Day 73: Tuesday, July 16
/Cowboying atop a ridge near Frog Mtn (PCT mi 1303.3), walked 17?? miles today
A smattering of rain at 4:45 a.m. drove Robin Hood and me inside, where I put in earplugs and slept til 8:30, by which point the crazies were gone. Walked down the highway a piece to the Caribou Crossroads Cafe for breakfast ... It came highly recommended in the Yogi guide, specifically the blackberry milkshakes, and it did not disappoint. Back at the crib, dillied and dallied, including perusing trailjournals.com for people I know from this year ... The clear winner was Rocket Llama's journal, http://www.trailjournals.com/alejandrawilson, which I think would be entertaining to anyone but it's better if you've met her because she writes exactly how she talks. Finally left the place at 11 and went back to Belden Town, where Robin Hood and I bought soda and loafed some more.

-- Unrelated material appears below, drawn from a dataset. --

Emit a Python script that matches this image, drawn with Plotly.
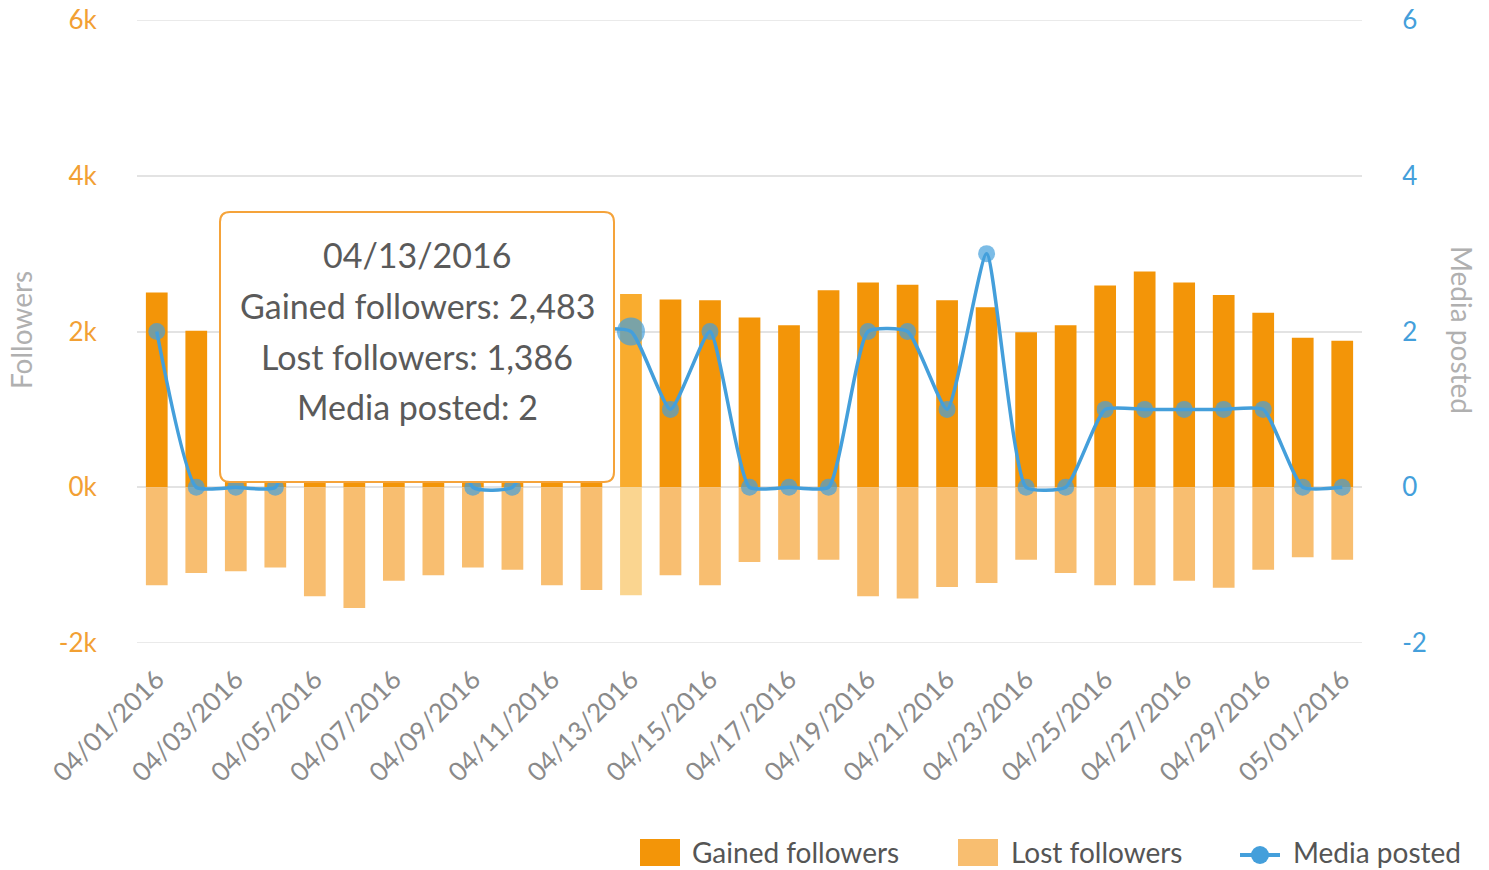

At high noon I took off and headed across the highway to a well-constructed trail that climbed uphill and due north, just like the PCT does out of Belden--or so I thought. Dun dun dunnnn. After about 40 minutes of walking and 1000 feet of elevation gain the trail petered out and I began to suspect something was wrong. Indeed, the Halfmile app told me I was .6 miles, as the crow flies, from the PCT. Whoops. Going cross-country to rejoin the PCT would've been impossible in that terrain, so I went all the way back down to the highway to start over. Turns out I had climbed the Indian Springs trail, which leaves from the same point as the PCT, looks just like the PCT, but isn't the PCT. While I was down there, figured I should go get some lunch from the resort, so I did that too.
After the false start, finally stepped onto the real trail at 2:30. It was a draining afternoon of climbing. Physically, it was only tough in the 3-mile-long burn area, where it was baking hot, in the 90s for sure. But mentally it was an awful climb--overgrown and muddy in places, mostly mazy and wooded so there was never an idea of progress, inconsistently graded so I could never get in a rhythm. Time estimates for intermediate goals were always off, it always was slower in reality. By the evening hours it was cool and I made it up to the very top ridge of the climb, 4700 feet above the highway (plus the extra 1000 up and down from the wrong trail), around 8:30. Lassen and Shasta (I'm not completely sure of the latter ... EDIT from the next morning: definitely Shasta) are silhouetted off in the distance against the sunset. Soon found possibly my favorite bivy site of the entire PCT so far, not far off the trail but totally out of sight of it, with a great view to the north and west. To me this was just like getting up to the heavenly Sonora Pass area from the stygian Dorothy Lakes area ... The PCT never stays crummy for long, there's always some awesome spot waiting to be encountered if you just walk a little further.
Alone for now because I lost Robin Hood, as well as Banana Ripper and Songbird who were just a few minutes out in front, with the two-hour false start delay. Stepped over an apparently homeless man--jeans, t-shirt, haggard appearance and a big older backpack--sleeping in the middle of the trail at 4pm, and then a half-hour after that I saw a campsite with a dozen backpacks set down but no people in sight (I was a little on edge at that point), but otherwise I had the woods to myself today. Haven't even caught up to the crazies yet, but I'm sure I will tomorrow.